A charming, well-timed pet portrait that nails its moment: a smiling white Samoyed framed in a car window against a glittering, bokeh-rich city night. The white fur reads as the clear focal point and the open-mouth expression carries real warmth and personality. The reflections crawling across the dark car body add texture without competing for attention. What most holds it back is the bright, busy 'Finals' billboard in the upper background, which pulls the eye and crowds the top of the frame. The dog also sits low and right of centre, leaving a heavy slab of car body at the bottom. Tighter framing would let the subject command more of the frame.
The dog's head is framed neatly inside the window opening, with the window pillar and roofline forming a natural border. The bright, text-heavy billboard up top competes hard for attention and the subject sits noticeably low and right, leaving a large expanse of car body filling the lower third. That dark mass adds context but feels heavy. The diagonal of the window line leads pleasantly down to the door handle. A crop trimming the busiest billboard signage and lifting the subject higher would strengthen the balance considerably.
The white coat is lit by the ambient city glow and reflected light, soft and flattering enough to keep the fur from blowing out while preserving the muzzle and eye detail. The background bokeh of orange window lights and neon gives the night scene depth and atmosphere. The face, however, sits in fairly flat frontal light with no defined catchlight or directional modelling, so the eyes read a little dark and lifeless. A touch of warmer side light, or positioning toward a stronger ambient source, would add sparkle and dimension.
Exposure is well judged for a tricky night scene with a bright white subject. The fur retains texture across the cheeks and brow rather than clipping, which is the hardest part here. Shadow areas in the dark car interior and body go deep but hold enough reflected information to stay readable. The billboard highlights are bright but not distractingly blown. The eyes fall a little dark and could use a small targeted lift in post to bring out detail without disturbing the overall balance.
The colour palette works in the subject's favour: clean neutral whites on the dog set against warm amber building lights and cooler blue reflections on the car. White balance looks accurate, with the fur staying neutral rather than drifting yellow under mixed city lighting. Contrast is healthy and the dark car body provides a rich anchor. The reflections introduce some colour noise in the shadows, but nothing objectionable. A slight reduction in the orange saturation of the background would keep more attention on the subject.
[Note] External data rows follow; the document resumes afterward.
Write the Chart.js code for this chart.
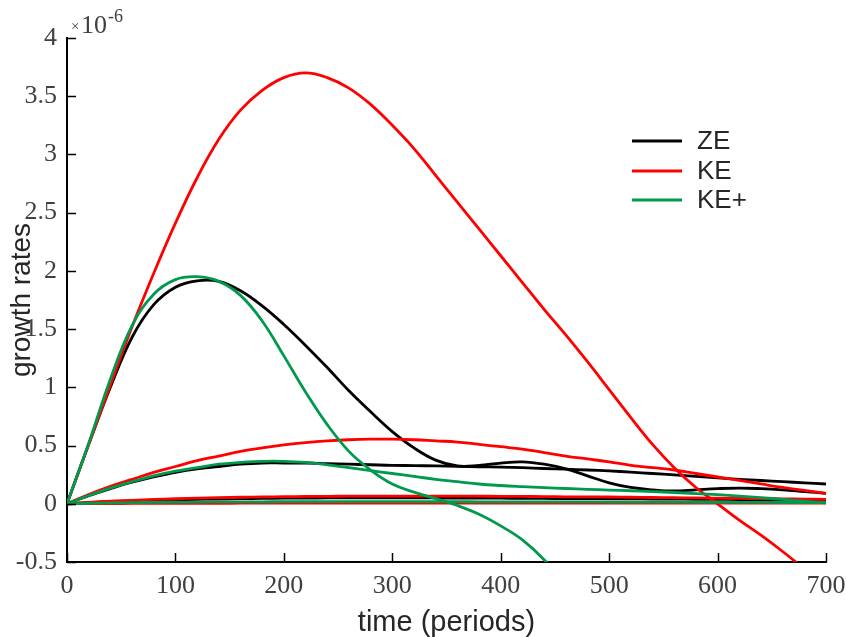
<!DOCTYPE html>
<html>
<head>
<meta charset="utf-8">
<script src="https://cdn.jsdelivr.net/npm/chart.js@4.4.1/dist/chart.umd.min.js"></script>
<style>
  html, body { margin: 0; padding: 0; background: #fff; }
  #wrap { width: 846px; height: 637px; }
</style>
</head>
<body>
<div id="wrap"><canvas id="growthChart" width="846" height="637"></canvas></div>
<script>
// time axis (periods)
const time = [0,20,40,60,80,100,120,140,160,180,200,220,240,260,280,300,320,340,360,380,400,420,440,460,480,500,520,540,560,580,600,620,640,660,680,700];

// growth rates, in units of 1e-6
const ze1 = [0,0.51,1.00,1.43,1.71,1.86,1.915,1.91,1.83,1.70,1.54,1.36,1.17,0.97,0.79,0.62,0.48,0.375,0.325,0.33,0.35,0.36,0.34,0.30,0.24,0.18,0.14,0.12,0.11,0.12,0.13,0.135,0.13,0.12,0.105,0.09];
const ze2 = [0,0.07,0.13,0.185,0.23,0.27,0.30,0.32,0.34,0.35,0.35,0.35,0.345,0.34,0.335,0.33,0.328,0.325,0.322,0.318,0.315,0.31,0.303,0.297,0.29,0.282,0.272,0.26,0.248,0.235,0.222,0.21,0.20,0.19,0.18,0.17];
const ze3 = [0,0.009,0.017,0.024,0.03,0.034,0.038,0.041,0.044,0.046,0.048,0.049,0.05,0.05,0.05,0.05,0.05,0.05,0.049,0.049,0.048,0.047,0.046,0.045,0.044,0.043,0.042,0.041,0.04,0.039,0.038,0.036,0.035,0.033,0.032,0.03];

const ke1 = [0,0.51,1.02,1.52,1.98,2.41,2.80,3.13,3.38,3.55,3.66,3.70,3.66,3.57,3.43,3.25,3.05,2.82,2.59,2.36,2.13,1.90,1.67,1.45,1.22,0.98,0.74,0.51,0.31,0.14,0.00,-0.14,-0.27,-0.41,-0.56,-0.72];
const ke2 = [0,0.08,0.15,0.21,0.27,0.32,0.37,0.41,0.45,0.48,0.505,0.525,0.54,0.55,0.555,0.555,0.55,0.54,0.53,0.51,0.49,0.47,0.44,0.41,0.385,0.36,0.33,0.31,0.29,0.26,0.23,0.20,0.17,0.14,0.115,0.09];
const ke3 = [0,0.012,0.022,0.03,0.037,0.043,0.048,0.052,0.056,0.059,0.061,0.063,0.064,0.065,0.066,0.066,0.066,0.066,0.065,0.065,0.064,0.063,0.062,0.06,0.059,0.058,0.056,0.054,0.052,0.05,0.048,0.046,0.044,0.042,0.04,0.038];
const ke4 = [0,0.001,0.002,0.003,0.003,0.004,0.004,0.004,0.005,0.005,0.005,0.005,0.005,0.005,0.005,0.005,0.005,0.005,0.005,0.005,0.005,0.005,0.005,0.005,0.005,0.005,0.005,0.005,0.005,0.005,0.005,0.005,0.005,0.005,0.005,0.005];

const kep1 = [0,0.52,1.07,1.53,1.80,1.925,1.95,1.91,1.79,1.57,1.27,0.96,0.68,0.45,0.29,0.17,0.10,0.045,-0.015,-0.09,-0.19,-0.31,-0.48,-0.70,null,null,null,null,null,null,null,null,null,null,null,null];
const kep2 = [0,0.07,0.135,0.19,0.24,0.28,0.31,0.34,0.355,0.365,0.365,0.355,0.335,0.31,0.285,0.26,0.235,0.21,0.19,0.17,0.157,0.147,0.138,0.131,0.124,0.118,0.112,0.105,0.097,0.088,0.078,0.066,0.052,0.038,0.022,0.008];
const kep3 = [0,0.004,0.007,0.01,0.012,0.014,0.015,0.016,0.017,0.017,0.018,0.018,0.018,0.018,0.018,0.018,0.018,0.018,0.018,0.017,0.017,0.017,0.016,0.016,0.016,0.015,0.015,0.014,0.014,0.013,0.013,0.012,0.012,0.011,0.011,0.01];

const legendLabels = ['ZE', 'KE', 'KE+'];
const xTickLabels = ['0','100','200','300','400','500','600','700'];
const yTickLabels = ['-0.5','0','0.5','1','1.5','2','2.5','3','3.5','4'];

const BLACK = '#000000';
const RED = '#ff0000';
const GREEN = '#00994d';
const TICK_COLOR = '#404040';

const toPoints = (ys) => time.map((t, i) => ({ x: t, y: ys[i] }));

const makeSet = (label, ys, color) => ({
  label: label,
  data: toPoints(ys),
  borderColor: color,
  backgroundColor: color,
  borderWidth: 2.8,
  pointRadius: 0,
  fill: false,
  tension: 0.4,
  spanGaps: false
});

// inward tick marks like the original figure
const innerTicks = {
  id: 'innerTicks',
  afterDraw(chart) {
    const { ctx, chartArea, scales } = chart;
    ctx.save();
    ctx.strokeStyle = '#000';
    ctx.lineWidth = 1.5;
    scales.x.ticks.forEach(t => {
      const px = Math.round(scales.x.getPixelForValue(t.value)) + 0.5;
      ctx.beginPath();
      ctx.moveTo(px, chartArea.bottom);
      ctx.lineTo(px, chartArea.bottom - 9);
      ctx.stroke();
    });
    scales.y.ticks.forEach(t => {
      const py = Math.round(scales.y.getPixelForValue(t.value)) + 0.5;
      ctx.beginPath();
      ctx.moveTo(chartArea.left, py);
      ctx.lineTo(chartArea.left + 9, py);
      ctx.stroke();
    });
    ctx.restore();
  }
};

// exponent note and legend
const extras = {
  id: 'extras',
  afterDraw(chart) {
    const { ctx, chartArea } = chart;
    ctx.save();
    ctx.fillStyle = TICK_COLOR;
    ctx.textBaseline = 'alphabetic';
    ctx.textAlign = 'left';
    ctx.font = '15px "Liberation Serif"';
    ctx.fillText('\u00d7', chartArea.left + 4, 31);
    ctx.font = '26px "Liberation Serif"';
    ctx.fillText('10', chartArea.left + 14, 33);
    ctx.font = '18px "Liberation Serif"';
    ctx.fillText('-6', chartArea.left + 41, 22);

    const colors = [BLACK, RED, GREEN];
    const rowY = [141, 171, 200];
    ctx.font = '26px "Liberation Sans"';
    ctx.textBaseline = 'middle';
    legendLabels.forEach((lab, i) => {
      ctx.strokeStyle = colors[i];
      ctx.lineWidth = 3;
      ctx.beginPath();
      ctx.moveTo(632, rowY[i]);
      ctx.lineTo(682, rowY[i]);
      ctx.stroke();
      ctx.fillStyle = '#262626';
      ctx.fillText(lab, 697, rowY[i] + 1);
    });
    ctx.restore();
  }
};

const ctx = document.getElementById('growthChart').getContext('2d');
const growthChart = new Chart(ctx, {
  type: 'line',
  data: {
    datasets: [
      makeSet('KE+', kep1, GREEN),
      makeSet('KE+', kep2, GREEN),
      makeSet('KE+', kep3, GREEN),
      makeSet('KE', ke1, RED),
      makeSet('KE', ke2, RED),
      makeSet('KE', ke3, RED),
      makeSet('KE', ke4, RED),
      makeSet('ZE', ze1, BLACK),
      makeSet('ZE', ze2, BLACK),
      makeSet('ZE', ze3, BLACK)
    ]
  },
  options: {
    responsive: false,
    animation: false,
    layout: { padding: { left: 0, right: 20, top: 38, bottom: 0 } },
    plugins: {
      legend: { display: false },
      tooltip: { enabled: false }
    },
    scales: {
      x: {
        type: 'linear',
        min: 0,
        max: 700,
        grid: { display: true, drawOnChartArea: false, drawTicks: false },
        border: { display: true, color: '#000', width: 2 },
        ticks: {
          stepSize: 100,
          padding: 9,
          color: TICK_COLOR,
          font: { family: 'Liberation Serif', size: 26 },
          maxRotation: 0,
          callback: (v, i) => xTickLabels[i]
        },
        title: {
          display: true,
          text: 'time (periods)',
          color: '#262626',
          font: { family: 'Liberation Sans', size: 29 },
          padding: { top: 0, bottom: -3 }
        },
        afterFit: (scale) => {
          scale.height = 75;
          scale.paddingLeft = 0;
          scale.paddingRight = 0;
        }
      },
      y: {
        type: 'linear',
        min: -0.5,
        max: 4,
        grid: { display: true, drawOnChartArea: false, drawTicks: false },
        border: { display: true, color: '#000', width: 2 },
        ticks: {
          stepSize: 0.5,
          padding: 10,
          color: TICK_COLOR,
          font: { family: 'Liberation Serif', size: 26 },
          callback: (v, i) => yTickLabels[i]
        },
        title: {
          display: true,
          text: 'growth rates',
          color: '#262626',
          font: { family: 'Liberation Sans', size: 28 },
          padding: { top: 5, bottom: 0 }
        },
        afterFit: (scale) => {
          scale.width = 67;
          scale.paddingTop = 0;
          scale.paddingBottom = 0;
        }
      }
    }
  },
  plugins: [innerTicks, extras]
});
</script>
</body>
</html>
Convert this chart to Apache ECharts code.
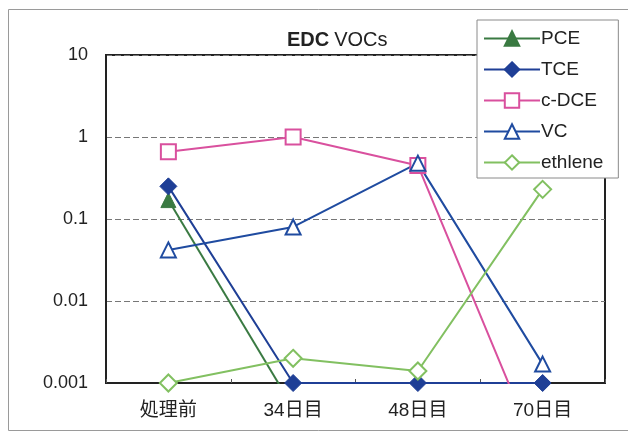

Focus appears to land accurately on the face, with the nose, muzzle and fur texture rendered sharp and the background falling into pleasant bokeh that suggests a fast lens or wide aperture working well in low light. Depth of field is judged appropriately, keeping the whole head sharp while softening the busy city behind. The handheld shot holds up cleanly with no obvious motion blur, and noise is well controlled for a night exposure, indicating a sensible balance of shutter speed and ISO. The eyes are slightly soft compared to the muzzle and read a touch dark, which costs the portrait some of the connection a tack-sharp, catchlit eye would provide. Detail in the white fur is preserved without harshness, showing restrained processing. Overall this is a competent low-light capture; nailing critical focus precisely on the near eye and adding a faint catchlight would lift it from solid to memorable.